LOS ANGELES — A late-2021 U.K. survey of top parental control apps on Google Play found that practically all of them were blocking LGBTQ and sex-education sites as “adult content.”
Ninety-two percent of the 12 leading parental control apps surveyed by the U.K.-based Top10VPN review site effectively “blocked sites of leading LGBTQ organizations, including Stonewall, The Trevor Project and LGBT+ Switchboard,” Forbes magazine’s Jamie Wareham reported.
The apps that blocked the most LGBTQ content, according to the survey, were ESET Parental Control and MMGuardian, which blocked “trusted U.K. charities LGBT Foundation, Mermaids, Stonewall and Switchboard LGBT+.”
“Strikingly, despite blocking many LGBTQ sites, the apps had a 90% failure rate for specifically filtering out websites centered around conspiracy theories or misinformation, such as InfoWars,” Wareham wrote. “They also had a 73% failure rate for blocking extreme ideological content, such as the ‘r/TheRedPill’ subreddit and the racist far-right British National Party's website.”
“Twenty percent of the apps also wrongly blocked educational content on subjects from government-recommended websites such as Planned Parenthood and NHS Sexual Health,” the article revealed.

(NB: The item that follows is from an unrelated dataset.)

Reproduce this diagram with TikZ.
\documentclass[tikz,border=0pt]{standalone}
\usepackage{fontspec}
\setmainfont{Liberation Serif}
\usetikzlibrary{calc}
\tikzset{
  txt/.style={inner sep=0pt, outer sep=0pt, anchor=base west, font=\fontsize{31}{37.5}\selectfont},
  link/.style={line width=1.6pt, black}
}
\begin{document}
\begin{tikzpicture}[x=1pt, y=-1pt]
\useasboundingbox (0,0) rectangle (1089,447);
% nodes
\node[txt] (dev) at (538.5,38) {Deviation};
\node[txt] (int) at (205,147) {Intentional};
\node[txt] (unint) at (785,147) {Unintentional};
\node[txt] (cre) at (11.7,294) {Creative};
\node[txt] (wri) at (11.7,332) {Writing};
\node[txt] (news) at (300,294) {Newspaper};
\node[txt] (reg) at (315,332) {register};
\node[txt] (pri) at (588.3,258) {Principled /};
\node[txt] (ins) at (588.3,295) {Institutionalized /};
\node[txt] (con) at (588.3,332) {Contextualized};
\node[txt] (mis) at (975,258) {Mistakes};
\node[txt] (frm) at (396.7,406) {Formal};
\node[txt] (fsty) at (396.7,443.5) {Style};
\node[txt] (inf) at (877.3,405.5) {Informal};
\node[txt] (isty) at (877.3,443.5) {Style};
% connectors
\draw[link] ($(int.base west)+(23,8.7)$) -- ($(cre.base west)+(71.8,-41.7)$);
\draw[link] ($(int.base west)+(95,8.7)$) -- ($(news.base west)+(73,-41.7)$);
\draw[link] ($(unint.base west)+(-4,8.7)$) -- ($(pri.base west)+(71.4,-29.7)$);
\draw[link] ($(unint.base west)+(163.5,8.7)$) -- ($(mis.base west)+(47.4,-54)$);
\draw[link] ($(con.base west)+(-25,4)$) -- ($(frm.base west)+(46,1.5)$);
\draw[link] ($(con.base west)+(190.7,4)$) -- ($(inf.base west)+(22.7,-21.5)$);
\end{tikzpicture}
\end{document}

The Lucrative Business of 'Filtering'
Siyang Wei, policy coordinator at LGBT Foundation, told Forbes that “the over-censorship of LGBTQ+ content is a well-documented feature of private tech companies' attempts to filter 'safe' content, whether this is done by parental control apps or by platforms themselves. This not only discriminates against LGBTQ+ content, but prevents young people from accessing information, services and communities that could be vital to their wellbeing.”
"As it stands, the [U.K. government's proposed] Online Safety Bill would further incentivize this kind of discriminatory over-censorship, and codify it into law," Wei added. "These findings add to the mountain of evidence suggesting that without a clear definition of 'harm' and written safeguards developed in consultation with representative organizations and communities, the Bill risks promoting rather than preventing harm to marginalized people.”

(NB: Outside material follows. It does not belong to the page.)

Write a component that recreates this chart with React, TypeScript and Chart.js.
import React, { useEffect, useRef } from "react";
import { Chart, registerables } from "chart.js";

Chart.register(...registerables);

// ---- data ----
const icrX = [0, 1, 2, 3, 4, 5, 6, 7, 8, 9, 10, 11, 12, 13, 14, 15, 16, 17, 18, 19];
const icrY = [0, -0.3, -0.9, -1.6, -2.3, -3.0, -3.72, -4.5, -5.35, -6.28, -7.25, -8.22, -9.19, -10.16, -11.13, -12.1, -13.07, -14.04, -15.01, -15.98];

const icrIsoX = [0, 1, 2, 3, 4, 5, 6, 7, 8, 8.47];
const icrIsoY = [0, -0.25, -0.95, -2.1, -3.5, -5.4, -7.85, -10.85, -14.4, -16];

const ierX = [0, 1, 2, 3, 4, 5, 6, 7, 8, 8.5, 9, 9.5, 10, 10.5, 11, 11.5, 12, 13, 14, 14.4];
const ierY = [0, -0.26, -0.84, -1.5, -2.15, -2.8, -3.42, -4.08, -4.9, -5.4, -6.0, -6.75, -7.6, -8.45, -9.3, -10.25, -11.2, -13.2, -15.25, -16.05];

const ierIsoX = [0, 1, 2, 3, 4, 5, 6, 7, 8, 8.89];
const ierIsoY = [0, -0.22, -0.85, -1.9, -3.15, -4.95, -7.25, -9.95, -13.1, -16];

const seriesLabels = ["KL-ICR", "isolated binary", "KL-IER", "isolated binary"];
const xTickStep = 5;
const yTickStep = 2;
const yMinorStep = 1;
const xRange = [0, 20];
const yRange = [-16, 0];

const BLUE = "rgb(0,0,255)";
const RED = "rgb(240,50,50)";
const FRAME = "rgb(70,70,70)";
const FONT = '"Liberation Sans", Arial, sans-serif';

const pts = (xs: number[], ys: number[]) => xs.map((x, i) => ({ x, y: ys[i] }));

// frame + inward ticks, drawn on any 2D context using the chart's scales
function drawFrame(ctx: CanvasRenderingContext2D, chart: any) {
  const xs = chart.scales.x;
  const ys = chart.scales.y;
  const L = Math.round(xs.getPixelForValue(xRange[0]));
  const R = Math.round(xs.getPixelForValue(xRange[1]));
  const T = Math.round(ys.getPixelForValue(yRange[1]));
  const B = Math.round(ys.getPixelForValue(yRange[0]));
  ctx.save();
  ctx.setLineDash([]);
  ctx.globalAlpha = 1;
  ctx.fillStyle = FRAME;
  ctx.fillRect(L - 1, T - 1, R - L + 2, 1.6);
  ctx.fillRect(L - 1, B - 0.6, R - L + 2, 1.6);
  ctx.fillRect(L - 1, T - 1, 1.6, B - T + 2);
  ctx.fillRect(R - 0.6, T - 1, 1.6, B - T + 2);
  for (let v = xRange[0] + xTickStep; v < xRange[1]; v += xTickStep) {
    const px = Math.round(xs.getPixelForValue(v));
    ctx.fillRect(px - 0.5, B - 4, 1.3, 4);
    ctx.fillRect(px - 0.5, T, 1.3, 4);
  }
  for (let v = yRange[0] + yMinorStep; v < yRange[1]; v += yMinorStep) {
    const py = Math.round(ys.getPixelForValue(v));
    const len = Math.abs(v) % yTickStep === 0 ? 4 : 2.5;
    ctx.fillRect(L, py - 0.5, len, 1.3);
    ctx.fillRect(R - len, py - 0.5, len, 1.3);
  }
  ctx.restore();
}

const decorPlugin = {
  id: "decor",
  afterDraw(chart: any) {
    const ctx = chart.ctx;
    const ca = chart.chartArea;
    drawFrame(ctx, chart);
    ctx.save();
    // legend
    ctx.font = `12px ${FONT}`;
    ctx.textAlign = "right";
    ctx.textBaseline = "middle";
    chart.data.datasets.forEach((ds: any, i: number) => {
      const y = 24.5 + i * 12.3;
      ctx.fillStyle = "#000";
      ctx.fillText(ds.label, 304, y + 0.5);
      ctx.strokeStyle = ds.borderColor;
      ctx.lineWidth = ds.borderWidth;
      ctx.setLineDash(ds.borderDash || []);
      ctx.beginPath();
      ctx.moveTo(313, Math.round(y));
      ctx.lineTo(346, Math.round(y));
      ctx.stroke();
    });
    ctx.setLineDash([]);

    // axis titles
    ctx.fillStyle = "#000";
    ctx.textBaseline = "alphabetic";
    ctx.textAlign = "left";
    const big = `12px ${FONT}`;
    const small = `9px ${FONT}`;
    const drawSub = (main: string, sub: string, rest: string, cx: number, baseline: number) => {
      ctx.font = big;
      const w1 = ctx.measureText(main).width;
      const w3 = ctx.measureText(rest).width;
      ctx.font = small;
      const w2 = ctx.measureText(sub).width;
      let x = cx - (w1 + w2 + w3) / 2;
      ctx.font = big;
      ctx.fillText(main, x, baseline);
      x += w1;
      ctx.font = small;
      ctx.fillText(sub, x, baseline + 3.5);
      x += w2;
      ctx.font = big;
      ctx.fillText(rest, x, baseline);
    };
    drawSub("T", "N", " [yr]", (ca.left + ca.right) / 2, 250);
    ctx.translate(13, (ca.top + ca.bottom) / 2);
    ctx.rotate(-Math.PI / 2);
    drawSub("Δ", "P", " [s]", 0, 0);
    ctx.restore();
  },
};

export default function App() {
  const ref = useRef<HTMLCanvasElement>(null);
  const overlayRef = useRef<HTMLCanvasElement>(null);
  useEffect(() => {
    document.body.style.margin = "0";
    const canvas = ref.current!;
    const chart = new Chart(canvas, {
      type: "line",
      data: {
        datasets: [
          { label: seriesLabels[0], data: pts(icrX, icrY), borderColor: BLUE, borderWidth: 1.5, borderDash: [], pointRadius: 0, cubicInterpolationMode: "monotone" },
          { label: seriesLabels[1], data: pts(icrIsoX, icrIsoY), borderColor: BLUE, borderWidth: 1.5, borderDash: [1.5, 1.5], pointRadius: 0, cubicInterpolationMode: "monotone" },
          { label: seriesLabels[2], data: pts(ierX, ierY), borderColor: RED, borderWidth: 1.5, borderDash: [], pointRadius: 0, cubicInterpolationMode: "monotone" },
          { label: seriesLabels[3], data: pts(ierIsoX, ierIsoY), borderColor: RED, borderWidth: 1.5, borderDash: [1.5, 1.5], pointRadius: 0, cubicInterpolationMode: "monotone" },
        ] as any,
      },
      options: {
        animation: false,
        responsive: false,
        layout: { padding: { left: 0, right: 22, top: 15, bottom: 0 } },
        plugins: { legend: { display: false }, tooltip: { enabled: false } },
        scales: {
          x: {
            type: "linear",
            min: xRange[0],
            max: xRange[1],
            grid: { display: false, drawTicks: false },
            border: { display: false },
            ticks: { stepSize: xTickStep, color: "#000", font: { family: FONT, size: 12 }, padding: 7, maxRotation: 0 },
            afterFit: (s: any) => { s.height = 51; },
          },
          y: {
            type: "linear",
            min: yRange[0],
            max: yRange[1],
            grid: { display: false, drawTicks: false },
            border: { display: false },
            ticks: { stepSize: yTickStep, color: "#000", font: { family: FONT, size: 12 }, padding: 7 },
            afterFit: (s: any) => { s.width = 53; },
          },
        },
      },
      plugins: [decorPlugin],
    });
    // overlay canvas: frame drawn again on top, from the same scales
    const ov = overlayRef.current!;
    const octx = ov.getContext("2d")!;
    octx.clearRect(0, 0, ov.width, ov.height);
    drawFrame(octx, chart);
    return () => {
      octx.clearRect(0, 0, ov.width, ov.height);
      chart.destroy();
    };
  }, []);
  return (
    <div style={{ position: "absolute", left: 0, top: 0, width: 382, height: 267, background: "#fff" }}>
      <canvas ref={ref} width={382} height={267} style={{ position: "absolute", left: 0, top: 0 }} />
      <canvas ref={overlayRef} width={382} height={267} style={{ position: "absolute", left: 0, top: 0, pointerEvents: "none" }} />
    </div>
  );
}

In the U.S., War on Porn crusaders have been campaigning for the default activation of parental control apps — known as “porn filters” — on every device that can access the internet. A Utah law instituting such a requirement passed last year, with an unusual amendment specifying that it would go into effect if a number of other states passed similar laws. A Mormon legislator in Arizona recently introduced a copycat bill.
“Porn Filters” are sometimes developed by overtly faith-based businesses, with the result that mandatory filtering laws pushed by religiously-inspired politicians end up generating lucrative government and private contracts for fellow anti-porn crusaders.